The OSESP’s Elektra, Susan Bullock, is not exactly a dramatic soprano – she produces big top notes all right and has a large voice, but one sees she has to shift for another gear for the most exposed passages, when her soprano could sound rather colourless and gusty. In these circumstances, her stamina is truly admirable: I could say she ended the opera without any sign of fatigue – already something of a feat. What is beyond doubt is her musical intelligence – she has very clear diction (a rarity in this repertoire), expert word pointing and tone colouring and – when not hard pressed – her voice has a rather feminine and young (although not immediately pleasant) sound. Because of that, the long scene with Orest showed her particularly vulnerable and touching. Although the concert featured only a hint of stage movements, Bullock proved that she needs no costumes and sceneries to produce the complete experience – her dramatic commitment and sheer charisma worked the magic alone.

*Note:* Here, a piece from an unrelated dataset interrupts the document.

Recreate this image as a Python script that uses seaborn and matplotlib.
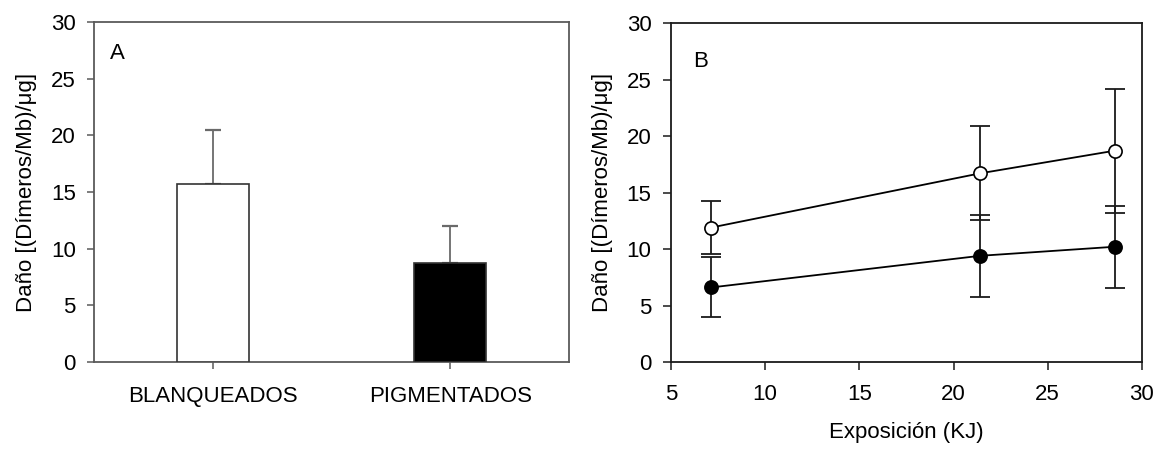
import matplotlib
matplotlib.use("Agg")
import matplotlib.pyplot as plt
import seaborn as sns
import pandas as pd
import numpy as np

# Panel A: mean damage per group, with upper SD
grupos = ["BLANQUEADOS", "PIGMENTADOS"]
dano_medio = [15.7, 8.7]
dano_error = [4.8, 3.3]
colores_barras = ["white", "black"]

# Panel B: damage vs exposure
exposicion = [7.14, 21.42, 28.56]
blanqueados_medio = [11.9, 16.7, 18.7]
blanqueados_error = [2.35, 4.15, 5.5]
pigmentados_medio = [6.6, 9.4, 10.2]
pigmentados_error = [2.65, 3.65, 3.65]

y_ticks = [0, 5, 10, 15, 20, 25, 30]
x_ticks_b = [5, 10, 15, 20, 25, 30]
etiqueta_y = "Daño [(Dímeros/Mb)/μg]"
etiqueta_x_b = "Exposición (KJ)"

sns.set_theme(style="white")
plt.rcParams["font.family"] = ["Liberation Sans", "DejaVu Sans"]
plt.rcParams.update({
    "font.size": 16,
    "axes.labelsize": 16,
    "xtick.labelsize": 16,
    "ytick.labelsize": 16,
    "text.color": "black",
    "axes.labelcolor": "black",
    "xtick.color": "black",
    "ytick.color": "black",
})

fig = plt.figure(figsize=(11.56, 4.51), dpi=100)
ax_a = fig.add_axes([0.0813, 0.1973, 0.4109, 0.7539])
ax_b = fig.add_axes([0.5804, 0.1973, 0.4074, 0.7517])

# ---- Panel A ----
df_a = pd.DataFrame({"grupo": grupos, "dano": dano_medio})
sns.barplot(data=df_a, x="grupo", y="dano", hue="grupo", palette=colores_barras,
            width=0.305, edgecolor="#333333", linewidth=1.2, legend=False, ax=ax_a,
            zorder=3)
ax_a.errorbar(range(len(grupos)), dano_medio,
              yerr=[np.zeros(len(grupos)), dano_error],
              fmt="none", ecolor="#6a6a6a", elinewidth=1.3, capsize=5.5,
              capthick=1.6, zorder=2)
ax_a.set_xlim(-0.5, 1.5)
ax_a.set_ylim(0, 30)
ax_a.set_yticks(y_ticks)
ax_a.set_xlabel("")
ax_a.set_ylabel(etiqueta_y, fontsize=16, labelpad=10)
ax_a.text(0.034, 0.89, "A", transform=ax_a.transAxes, fontsize=16,
          ha="left", va="baseline")
for s in ax_a.spines.values():
    s.set_color("#5a5a5a")
    s.set_linewidth(1.3)
ax_a.tick_params(axis="both", which="major", direction="out", length=5,
                 width=1.1, color="#5a5a5a", labelcolor="black", labelsize=16,
                 pad=8, bottom=True, left=True)
ax_a.tick_params(axis="x", pad=12)

# ---- Panel B ----
series = [
    (blanqueados_medio, blanqueados_error, "white"),
    (pigmentados_medio, pigmentados_error, "black"),
]
for medio, error, relleno in series:
    ax_b.errorbar(exposicion, medio, yerr=error, fmt="none", ecolor="#1a1a1a",
                  elinewidth=1.3, capsize=7, capthick=1.3, zorder=2)
    df_b = pd.DataFrame({"exposicion": exposicion, "dano": medio})
    sns.lineplot(data=df_b, x="exposicion", y="dano", color="black",
                 linewidth=1.3, marker="o", markersize=9.5,
                 markerfacecolor=relleno, markeredgecolor="black",
                 markeredgewidth=1.2, ax=ax_b, zorder=3)

ax_b.set_xlim(5, 30)
ax_b.set_ylim(0, 30)
ax_b.set_xticks(x_ticks_b)
ax_b.set_yticks(y_ticks)
ax_b.set_xlabel(etiqueta_x_b, fontsize=16, labelpad=12)
ax_b.set_ylabel(etiqueta_y, fontsize=16, labelpad=10)
ax_b.text(0.047, 0.87, "B", transform=ax_b.transAxes, fontsize=16,
          ha="left", va="baseline")
for s in ax_b.spines.values():
    s.set_color("#1a1a1a")
    s.set_linewidth(1.3)
ax_b.tick_params(axis="both", which="major", direction="out", length=6,
                 width=1.1, color="#1a1a1a", labelcolor="black", labelsize=16,
                 pad=8, bottom=True, left=True)
ax_b.tick_params(axis="x", pad=10)

fig.savefig("out.png", dpi=100, facecolor="white")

Silvana Dussman’s bright focused almost instrumental soprano produced the right kind of contrast in the role of Chrysothemis. Although her voice is some five inches below the the required jugendlich dramatisch soprano fach, her gleaming top notes did provide the necessary thrill. A beautiful performance. Jadwiga Rappé’s mezzo soprano similarly was a couple of sizes too small for Klytämnestra – she understands the role and deals with the difficult declamatory passages to the manner born, but both her extreme top and low notes were too modest for the occasion. As usual, Stephen Bronk was an exemplary Orest in his rock-solid Heldenbariton. Ian Storey´s tenor is heartier than we are used to hear in this part, but the angular writing of the part of Ägysth showed him a bit unfocused and uninteresting. Among the minor roles, mezzo soprano Adriana Clis caused a great impression with her sizeable dark mezzo soprano as the First Maid.